Note: Karen S. and Loretta V. are two of my dearest friends. We comment on one another’s various emails and social media communiqués. Always. Here, with their permission, I share my reply to their responses to my previous post concerning the Reverend Dr. Martin Luther King, Jr., In Memoriam (January 15, 2022).
The three of us also share the values of love and justice and, under these sacred banners, our intentional service to, for, and with others in the world. And, as my mind, generally and intuitively, runs along the lines of wordplay and double entendre, the title, Correspondence, reflects both the act of our communication and the fact of our similitude in spiritual being and social doing.
My beloved sisters, on this national day of commemoration of the life and legacy of the Reverend Dr. Martin Luther King, Jr., two thoughts occur…
One, I oft recall that searing, searching question (as oft, without a ready reply), “After Martin, where and who are the prophets of this day who speak truth to power, indeed, who speak to worldly principalities with the power of truth?”
(Truth, in my mind and heart, being love and justice; unconditional and impartial benevolence and fairness for all at all times.)
As I continue to think and feel, reflect and pray, I believe that we, each and all of us, in our varied and several life’s walks, are today’s prophets (which is to suggest that, thus, always it hath been so).

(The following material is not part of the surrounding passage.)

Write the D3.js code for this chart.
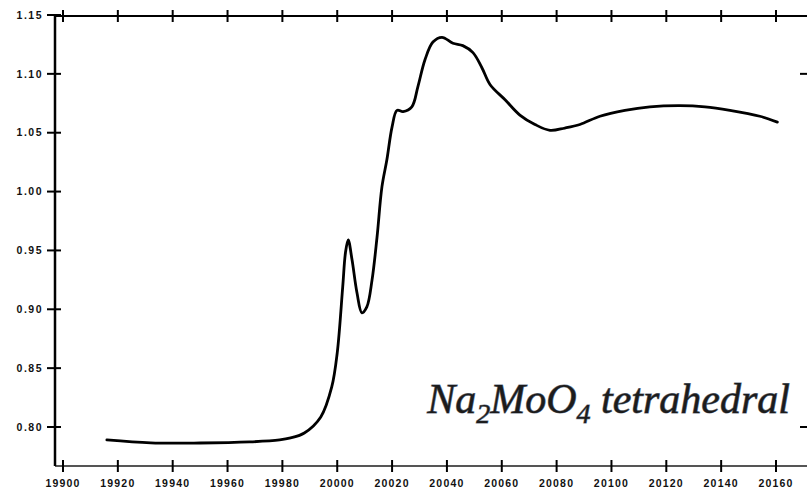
<!DOCTYPE html>
<html>
<head>
<meta charset="utf-8">
<script src="https://cdn.jsdelivr.net/npm/d3@7"></script>
<style>
  html, body { margin: 0; padding: 0; background: #fff; }
  svg { display: block; }
</style>
</head>
<body>
<svg id="chart" width="807" height="489"></svg>
<script>
// Mo K-edge XANES of Na2MoO4 (energy in eV, normalised absorption)
const energy = [19916, 19932, 19950, 19968, 19979, 19983, 19988, 19994, 19998, 20000,
  20002, 20003, 20004, 20005.4, 20007.2, 20009, 20010.8, 20012.7, 20014.5, 20016.3,
  20018.1, 20020, 20021.8, 20024, 20027.2, 20029.4, 20032, 20034.9, 20038.2, 20042.2,
  20045.8, 20049.5, 20052.8, 20055.7, 20061.2, 20066.6, 20072.1, 20077.6, 20083, 20088.5,
  20095.8, 20104.9, 20114, 20124.9, 20134.1, 20143.2, 20154.1, 20160.5];
const absorbance = [0.789, 0.7865, 0.7864, 0.7873, 0.789, 0.7907, 0.7949, 0.8085, 0.834, 0.863,
  0.919, 0.948, 0.959, 0.942, 0.914, 0.897, 0.902, 0.925, 0.961, 1.004,
  1.027, 1.055, 1.069, 1.068, 1.072, 1.089, 1.112, 1.127, 1.131, 1.126,
  1.124, 1.118, 1.105, 1.091, 1.078, 1.065, 1.057, 1.052, 1.054, 1.057,
  1.064, 1.069, 1.072, 1.073, 1.072, 1.069, 1.064, 1.059];

const xTickValues = [19900, 19920, 19940, 19960, 19980, 20000, 20020, 20040, 20060,
  20080, 20100, 20120, 20140, 20160];
const yTickValues = [0.80, 0.85, 0.90, 0.95, 1.00, 1.05, 1.10, 1.15];
const yTickLabels = ["0.80", "0.85", "0.90", "0.95", "1.00", "1.05", "1.10", "1.15"];
const rightTickValues = [0.80, 1.10];
const sampleLabel = ["Na", "2", "MoO", "4", " tetrahedral"];

const svg = d3.select("#chart");
const W = 807, H = 489;

const x = d3.scaleLinear().domain([19900, 20160]).range([63, 776]);
const y = d3.scaleLinear().domain([0.80, 1.15]).range([427, 15]);

const frameLeft = 55, frameTop = 16, frameBottom = 466;
const labelFont = "'Liberation Sans', Arial, sans-serif";

// frame lines
svg.append("line").attr("x1", frameLeft).attr("x2", W).attr("y1", frameTop).attr("y2", frameTop)
  .attr("stroke", "#000").attr("stroke-width", 2);
svg.append("line").attr("x1", frameLeft).attr("x2", W).attr("y1", frameBottom).attr("y2", frameBottom)
  .attr("stroke", "#555").attr("stroke-width", 2);
svg.append("line").attr("x1", frameLeft).attr("x2", frameLeft).attr("y1", frameTop - 1).attr("y2", frameBottom)
  .attr("stroke", "#000").attr("stroke-width", 2.5);

// x ticks on bottom and top
xTickValues.forEach(v => {
  svg.append("line").attr("x1", x(v)).attr("x2", x(v)).attr("y1", frameBottom - 6).attr("y2", frameBottom + 6)
    .attr("stroke", "#000").attr("stroke-width", 2);
  svg.append("line").attr("x1", x(v)).attr("x2", x(v)).attr("y1", frameTop - 6).attr("y2", frameTop + 6)
    .attr("stroke", "#000").attr("stroke-width", 2);
  svg.append("text").attr("x", x(v)).attr("y", 487)
    .attr("text-anchor", "middle")
    .attr("font-family", labelFont).attr("font-weight", "bold").attr("font-size", 10.5)
    .attr("letter-spacing", 1.2).attr("fill", "#111")
    .text(v);
});

// y ticks and labels
yTickValues.forEach((v, i) => {
  svg.append("line").attr("x1", frameLeft - 8).attr("x2", frameLeft + 6).attr("y1", y(v)).attr("y2", y(v))
    .attr("stroke", "#000").attr("stroke-width", 2);
  svg.append("text").attr("x", 43).attr("y", y(v)).attr("dy", "0.35em")
    .attr("text-anchor", "end")
    .attr("font-family", labelFont).attr("font-weight", "bold").attr("font-size", 10.5)
    .attr("letter-spacing", 1.5).attr("fill", "#111")
    .text(yTickLabels[i]);
});

// right frame ticks
rightTickValues.forEach(v => {
  svg.append("line").attr("x1", W - 7).attr("x2", W).attr("y1", y(v)).attr("y2", y(v))
    .attr("stroke", "#000").attr("stroke-width", 2);
});

// spectrum
const pts = energy.map((e, i) => [e, absorbance[i]]);
const line = d3.line().x(d => x(d[0])).y(d => y(d[1])).curve(d3.curveCatmullRom.alpha(0.5));
svg.append("path").datum(pts).attr("d", line)
  .attr("fill", "none").attr("stroke", "#000").attr("stroke-width", 2.8)
  .attr("stroke-linejoin", "round").attr("stroke-linecap", "round");

// sample label with subscripts
const lab = svg.append("text").attr("x", 790).attr("y", 413)
  .attr("text-anchor", "end")
  .attr("font-family", "'Liberation Serif', 'Times New Roman', serif")
  .attr("font-style", "italic").attr("font-size", 42)
  .attr("fill", "#1c1c1c").attr("stroke", "#6f7888").attr("stroke-width", 1)
  .attr("paint-order", "stroke");
sampleLabel.forEach((s, i) => {
  const t = lab.append("tspan").text(s);
  if (i === 1 || i === 3) t.attr("font-size", 28).attr("dy", 10);
  else if (i === 2 || i === 4) t.attr("dy", -10);
});
</script>
</body>
</html>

Yes, history is replete with the sagas of singular individuals who have stood in the public square, their lips bursting with the cry of care for the least, the last, and the lost. Nevertheless, how oft hath it been when examining, for example, the formal Civil Rights Era, when we discovered heretofore unrevealed, thus, unknown names and souls of those who, in their local places of being and doing, advanced the cause of liberty?
Two, I am struck, Karen, by your succinct expression of the historical arc of movement from “the mechanics of law and government structures (being) changed to make them more amenable to serving all Americans more justly, as many laws were, at least on the federal level, in response to the Civil Rights Movement of the 1960’s” and that always necessity of “(d)eep transformations of hearts and minds (as) the real and lasting work of justice and love.”
This puts me in mind of a sagacious and sobering word of mindfulness and, indeed, warning to me by the Right Reverend C. FitzSimons Allison, sometime bishop of the Episcopal Diocese of South Carolina when I took charge of a congregation in Charleston in 1982: “Paul, race hath been resolved in the law, but it hath not been resolved in the hearts of men, for their sin resides.”
So, it was then, so it is now…
Laws – as decisions expressive, at least, I think, in one sense, of our communal discernment of what makes for life’s fulfillment and, in another sense, as moral “bumper rails” to keep our individual human vehicles of living from careening pell-mell into one another – can be passed, yet without (never with) any guarantee of the radical (that is, returning to and restorative of the root of our common humankindness as the grace of our creation) effect on our behaviors, which encompass our thinking and feeling, our intending and acting.
In the light of these two (at least, for me) realities, I daily pledge (tho’ oft, at day’s end, I behold how far I have fallen short) to be a prophet and to fulfill in my living our just (thus, demanding my discernment to distinguish from unjust) human laws.